**Aim**
Transcribe the lines below verbatim, skipping the images.
▽
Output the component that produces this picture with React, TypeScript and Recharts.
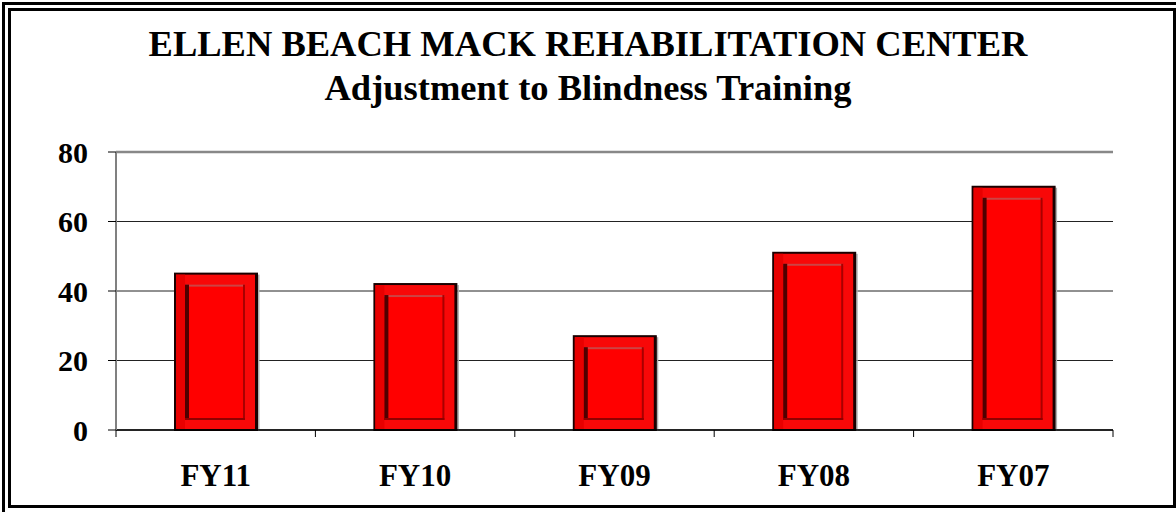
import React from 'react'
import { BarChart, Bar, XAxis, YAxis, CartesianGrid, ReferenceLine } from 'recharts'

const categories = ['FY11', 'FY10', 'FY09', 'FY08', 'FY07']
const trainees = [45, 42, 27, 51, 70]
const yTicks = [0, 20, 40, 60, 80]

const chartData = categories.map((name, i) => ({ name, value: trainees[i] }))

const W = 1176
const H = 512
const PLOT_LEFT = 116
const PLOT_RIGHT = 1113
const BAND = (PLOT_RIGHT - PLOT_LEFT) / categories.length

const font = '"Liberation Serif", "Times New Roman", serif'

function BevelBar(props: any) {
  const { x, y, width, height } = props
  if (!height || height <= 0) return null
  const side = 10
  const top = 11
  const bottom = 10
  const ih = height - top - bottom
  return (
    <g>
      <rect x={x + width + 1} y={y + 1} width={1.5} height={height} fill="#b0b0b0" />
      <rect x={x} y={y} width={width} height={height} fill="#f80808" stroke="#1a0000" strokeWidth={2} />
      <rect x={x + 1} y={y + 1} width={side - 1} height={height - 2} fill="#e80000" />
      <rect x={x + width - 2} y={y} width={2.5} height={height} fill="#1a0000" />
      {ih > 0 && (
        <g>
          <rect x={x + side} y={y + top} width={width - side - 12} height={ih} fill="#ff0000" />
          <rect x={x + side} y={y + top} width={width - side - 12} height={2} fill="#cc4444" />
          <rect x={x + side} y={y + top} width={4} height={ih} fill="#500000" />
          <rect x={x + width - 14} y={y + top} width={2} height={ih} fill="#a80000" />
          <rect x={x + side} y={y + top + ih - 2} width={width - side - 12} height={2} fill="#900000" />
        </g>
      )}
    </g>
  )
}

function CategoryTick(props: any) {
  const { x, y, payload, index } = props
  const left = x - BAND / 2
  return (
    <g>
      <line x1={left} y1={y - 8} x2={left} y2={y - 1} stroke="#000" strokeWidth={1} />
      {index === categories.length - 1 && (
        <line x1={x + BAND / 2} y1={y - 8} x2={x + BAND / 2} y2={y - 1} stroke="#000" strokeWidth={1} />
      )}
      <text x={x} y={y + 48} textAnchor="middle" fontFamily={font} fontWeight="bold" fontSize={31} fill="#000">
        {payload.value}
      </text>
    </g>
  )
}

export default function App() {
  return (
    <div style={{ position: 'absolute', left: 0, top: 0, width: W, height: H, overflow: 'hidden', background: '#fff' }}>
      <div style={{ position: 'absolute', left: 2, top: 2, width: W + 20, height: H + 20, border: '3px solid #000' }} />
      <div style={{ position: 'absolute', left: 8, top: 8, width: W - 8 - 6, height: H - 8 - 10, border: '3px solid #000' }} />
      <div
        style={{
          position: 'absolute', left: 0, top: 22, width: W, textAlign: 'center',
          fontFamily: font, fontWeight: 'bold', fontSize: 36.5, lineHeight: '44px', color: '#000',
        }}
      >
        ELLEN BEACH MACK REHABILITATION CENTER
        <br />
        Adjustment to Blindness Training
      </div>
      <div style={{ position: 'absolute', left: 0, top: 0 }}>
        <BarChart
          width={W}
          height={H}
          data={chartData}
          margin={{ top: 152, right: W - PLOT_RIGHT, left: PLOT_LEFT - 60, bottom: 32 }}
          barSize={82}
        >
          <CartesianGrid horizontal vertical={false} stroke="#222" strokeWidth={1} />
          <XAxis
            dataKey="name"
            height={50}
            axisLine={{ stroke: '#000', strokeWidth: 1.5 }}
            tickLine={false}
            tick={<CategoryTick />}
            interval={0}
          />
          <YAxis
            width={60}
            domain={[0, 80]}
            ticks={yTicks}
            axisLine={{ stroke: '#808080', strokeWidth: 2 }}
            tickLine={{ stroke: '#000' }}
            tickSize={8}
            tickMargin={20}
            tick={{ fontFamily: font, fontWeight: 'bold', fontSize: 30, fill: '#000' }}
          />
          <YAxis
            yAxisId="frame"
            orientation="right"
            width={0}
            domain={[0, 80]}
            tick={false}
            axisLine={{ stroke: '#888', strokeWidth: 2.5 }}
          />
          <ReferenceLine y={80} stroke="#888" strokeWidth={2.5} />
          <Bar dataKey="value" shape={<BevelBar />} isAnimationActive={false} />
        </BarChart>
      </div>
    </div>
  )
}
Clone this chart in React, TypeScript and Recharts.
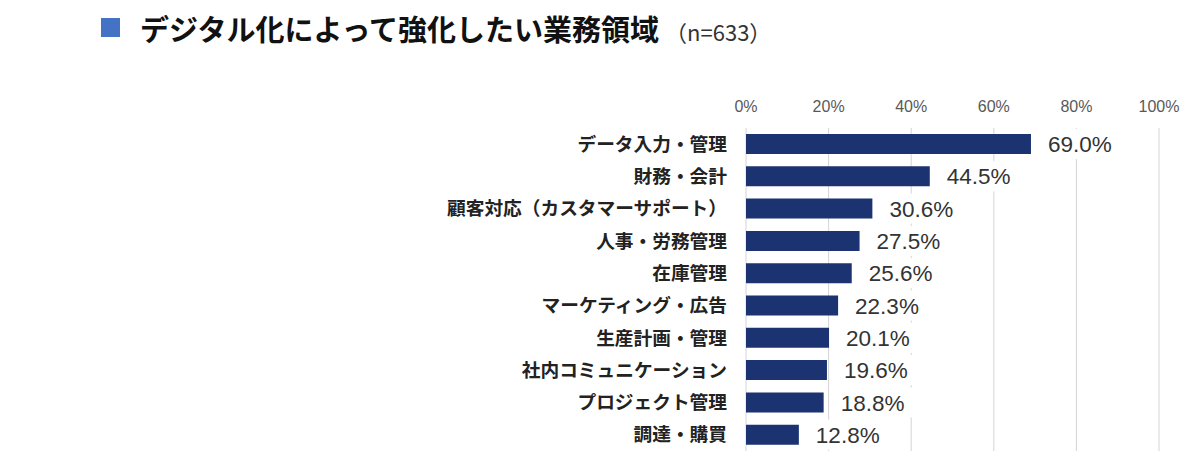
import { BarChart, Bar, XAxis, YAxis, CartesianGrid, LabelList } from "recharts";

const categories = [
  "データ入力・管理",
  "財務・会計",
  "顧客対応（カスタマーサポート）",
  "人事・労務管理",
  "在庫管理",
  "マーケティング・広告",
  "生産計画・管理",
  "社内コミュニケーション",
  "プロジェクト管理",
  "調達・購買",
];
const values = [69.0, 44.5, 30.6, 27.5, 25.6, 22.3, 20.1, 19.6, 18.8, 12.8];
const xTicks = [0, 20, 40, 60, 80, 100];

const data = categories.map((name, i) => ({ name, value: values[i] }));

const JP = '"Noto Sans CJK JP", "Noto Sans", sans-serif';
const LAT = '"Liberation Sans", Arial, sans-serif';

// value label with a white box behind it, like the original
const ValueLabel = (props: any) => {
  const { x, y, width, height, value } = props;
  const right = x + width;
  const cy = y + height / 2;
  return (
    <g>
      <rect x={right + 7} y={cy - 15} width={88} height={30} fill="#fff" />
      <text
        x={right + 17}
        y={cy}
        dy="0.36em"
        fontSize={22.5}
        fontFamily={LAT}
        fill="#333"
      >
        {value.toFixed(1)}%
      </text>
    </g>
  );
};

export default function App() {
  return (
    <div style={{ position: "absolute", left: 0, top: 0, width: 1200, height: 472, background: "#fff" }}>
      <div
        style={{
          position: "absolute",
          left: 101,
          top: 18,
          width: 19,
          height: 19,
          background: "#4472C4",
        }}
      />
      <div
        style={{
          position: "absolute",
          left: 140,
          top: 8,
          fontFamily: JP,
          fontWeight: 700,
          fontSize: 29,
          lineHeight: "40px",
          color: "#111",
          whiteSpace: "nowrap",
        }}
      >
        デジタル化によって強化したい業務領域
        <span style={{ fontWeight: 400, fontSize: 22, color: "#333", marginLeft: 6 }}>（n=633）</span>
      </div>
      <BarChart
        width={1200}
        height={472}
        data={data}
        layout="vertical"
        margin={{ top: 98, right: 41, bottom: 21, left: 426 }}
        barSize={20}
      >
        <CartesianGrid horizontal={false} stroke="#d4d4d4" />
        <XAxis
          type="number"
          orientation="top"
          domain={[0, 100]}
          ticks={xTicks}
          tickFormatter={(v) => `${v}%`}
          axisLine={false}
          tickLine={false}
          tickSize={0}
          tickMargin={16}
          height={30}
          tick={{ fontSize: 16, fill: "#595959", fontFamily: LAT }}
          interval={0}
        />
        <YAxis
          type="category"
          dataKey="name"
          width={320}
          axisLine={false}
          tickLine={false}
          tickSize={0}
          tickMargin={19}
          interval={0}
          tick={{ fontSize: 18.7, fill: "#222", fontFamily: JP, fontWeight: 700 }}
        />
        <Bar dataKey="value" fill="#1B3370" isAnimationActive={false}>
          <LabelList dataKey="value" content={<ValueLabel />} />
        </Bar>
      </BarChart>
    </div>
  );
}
△
**The result**
Output the component that produces this picture with React, TypeScript and Recharts.
import React from 'react'
import { BarChart, Bar, XAxis, YAxis, CartesianGrid, ReferenceLine } from 'recharts'

const categories = ['FY11', 'FY10', 'FY09', 'FY08', 'FY07']
const trainees = [45, 42, 27, 51, 70]
const yTicks = [0, 20, 40, 60, 80]

const chartData = categories.map((name, i) => ({ name, value: trainees[i] }))

const W = 1176
const H = 512
const PLOT_LEFT = 116
const PLOT_RIGHT = 1113
const BAND = (PLOT_RIGHT - PLOT_LEFT) / categories.length

const font = '"Liberation Serif", "Times New Roman", serif'

function BevelBar(props: any) {
  const { x, y, width, height } = props
  if (!height || height <= 0) return null
  const side = 10
  const top = 11
  const bottom = 10
  const ih = height - top - bottom
  return (
    <g>
      <rect x={x + width + 1} y={y + 1} width={1.5} height={height} fill="#b0b0b0" />
      <rect x={x} y={y} width={width} height={height} fill="#f80808" stroke="#1a0000" strokeWidth={2} />
      <rect x={x + 1} y={y + 1} width={side - 1} height={height - 2} fill="#e80000" />
      <rect x={x + width - 2} y={y} width={2.5} height={height} fill="#1a0000" />
      {ih > 0 && (
        <g>
          <rect x={x + side} y={y + top} width={width - side - 12} height={ih} fill="#ff0000" />
          <rect x={x + side} y={y + top} width={width - side - 12} height={2} fill="#cc4444" />
          <rect x={x + side} y={y + top} width={4} height={ih} fill="#500000" />
          <rect x={x + width - 14} y={y + top} width={2} height={ih} fill="#a80000" />
          <rect x={x + side} y={y + top + ih - 2} width={width - side - 12} height={2} fill="#900000" />
        </g>
      )}
    </g>
  )
}

function CategoryTick(props: any) {
  const { x, y, payload, index } = props
  const left = x - BAND / 2
  return (
    <g>
      <line x1={left} y1={y - 8} x2={left} y2={y - 1} stroke="#000" strokeWidth={1} />
      {index === categories.length - 1 && (
        <line x1={x + BAND / 2} y1={y - 8} x2={x + BAND / 2} y2={y - 1} stroke="#000" strokeWidth={1} />
      )}
      <text x={x} y={y + 48} textAnchor="middle" fontFamily={font} fontWeight="bold" fontSize={31} fill="#000">
        {payload.value}
      </text>
    </g>
  )
}

export default function App() {
  return (
    <div style={{ position: 'absolute', left: 0, top: 0, width: W, height: H, overflow: 'hidden', background: '#fff' }}>
      <div style={{ position: 'absolute', left: 2, top: 2, width: W + 20, height: H + 20, border: '3px solid #000' }} />
      <div style={{ position: 'absolute', left: 8, top: 8, width: W - 8 - 6, height: H - 8 - 10, border: '3px solid #000' }} />
      <div
        style={{
          position: 'absolute', left: 0, top: 22, width: W, textAlign: 'center',
          fontFamily: font, fontWeight: 'bold', fontSize: 36.5, lineHeight: '44px', color: '#000',
        }}
      >
        ELLEN BEACH MACK REHABILITATION CENTER
        <br />
        Adjustment to Blindness Training
      </div>
      <div style={{ position: 'absolute', left: 0, top: 0 }}>
        <BarChart
          width={W}
          height={H}
          data={chartData}
          margin={{ top: 152, right: W - PLOT_RIGHT, left: PLOT_LEFT - 60, bottom: 32 }}
          barSize={82}
        >
          <CartesianGrid horizontal vertical={false} stroke="#222" strokeWidth={1} />
          <XAxis
            dataKey="name"
            height={50}
            axisLine={{ stroke: '#000', strokeWidth: 1.5 }}
            tickLine={false}
            tick={<CategoryTick />}
            interval={0}
          />
          <YAxis
            width={60}
            domain={[0, 80]}
            ticks={yTicks}
            axisLine={{ stroke: '#808080', strokeWidth: 2 }}
            tickLine={{ stroke: '#000' }}
            tickSize={8}
            tickMargin={20}
            tick={{ fontFamily: font, fontWeight: 'bold', fontSize: 30, fill: '#000' }}
          />
          <YAxis
            yAxisId="frame"
            orientation="right"
            width={0}
            domain={[0, 80]}
            tick={false}
            axisLine={{ stroke: '#888', strokeWidth: 2.5 }}
          />
          <ReferenceLine y={80} stroke="#888" strokeWidth={2.5} />
          <Bar dataKey="value" shape={<BevelBar />} isAnimationActive={false} />
        </BarChart>
      </div>
    </div>
  )
}
Clone this chart in React, TypeScript and Recharts.
import { BarChart, Bar, XAxis, YAxis, CartesianGrid, LabelList } from "recharts";

const categories = [
  "データ入力・管理",
  "財務・会計",
  "顧客対応（カスタマーサポート）",
  "人事・労務管理",
  "在庫管理",
  "マーケティング・広告",
  "生産計画・管理",
  "社内コミュニケーション",
  "プロジェクト管理",
  "調達・購買",
];
const values = [69.0, 44.5, 30.6, 27.5, 25.6, 22.3, 20.1, 19.6, 18.8, 12.8];
const xTicks = [0, 20, 40, 60, 80, 100];

const data = categories.map((name, i) => ({ name, value: values[i] }));

const JP = '"Noto Sans CJK JP", "Noto Sans", sans-serif';
const LAT = '"Liberation Sans", Arial, sans-serif';

// value label with a white box behind it, like the original
const ValueLabel = (props: any) => {
  const { x, y, width, height, value } = props;
  const right = x + width;
  const cy = y + height / 2;
  return (
    <g>
      <rect x={right + 7} y={cy - 15} width={88} height={30} fill="#fff" />
      <text
        x={right + 17}
        y={cy}
        dy="0.36em"
        fontSize={22.5}
        fontFamily={LAT}
        fill="#333"
      >
        {value.toFixed(1)}%
      </text>
    </g>
  );
};

export default function App() {
  return (
    <div style={{ position: "absolute", left: 0, top: 0, width: 1200, height: 472, background: "#fff" }}>
      <div
        style={{
          position: "absolute",
          left: 101,
          top: 18,
          width: 19,
          height: 19,
          background: "#4472C4",
        }}
      />
      <div
        style={{
          position: "absolute",
          left: 140,
          top: 8,
          fontFamily: JP,
          fontWeight: 700,
          fontSize: 29,
          lineHeight: "40px",
          color: "#111",
          whiteSpace: "nowrap",
        }}
      >
        デジタル化によって強化したい業務領域
        <span style={{ fontWeight: 400, fontSize: 22, color: "#333", marginLeft: 6 }}>（n=633）</span>
      </div>
      <BarChart
        width={1200}
        height={472}
        data={data}
        layout="vertical"
        margin={{ top: 98, right: 41, bottom: 21, left: 426 }}
        barSize={20}
      >
        <CartesianGrid horizontal={false} stroke="#d4d4d4" />
        <XAxis
          type="number"
          orientation="top"
          domain={[0, 100]}
          ticks={xTicks}
          tickFormatter={(v) => `${v}%`}
          axisLine={false}
          tickLine={false}
          tickSize={0}
          tickMargin={16}
          height={30}
          tick={{ fontSize: 16, fill: "#595959", fontFamily: LAT }}
          interval={0}
        />
        <YAxis
          type="category"
          dataKey="name"
          width={320}
          axisLine={false}
          tickLine={false}
          tickSize={0}
          tickMargin={19}
          interval={0}
          tick={{ fontSize: 18.7, fill: "#222", fontFamily: JP, fontWeight: 700 }}
        />
        <Bar dataKey="value" fill="#1B3370" isAnimationActive={false}>
          <LabelList dataKey="value" content={<ValueLabel />} />
        </Bar>
      </BarChart>
    </div>
  );
}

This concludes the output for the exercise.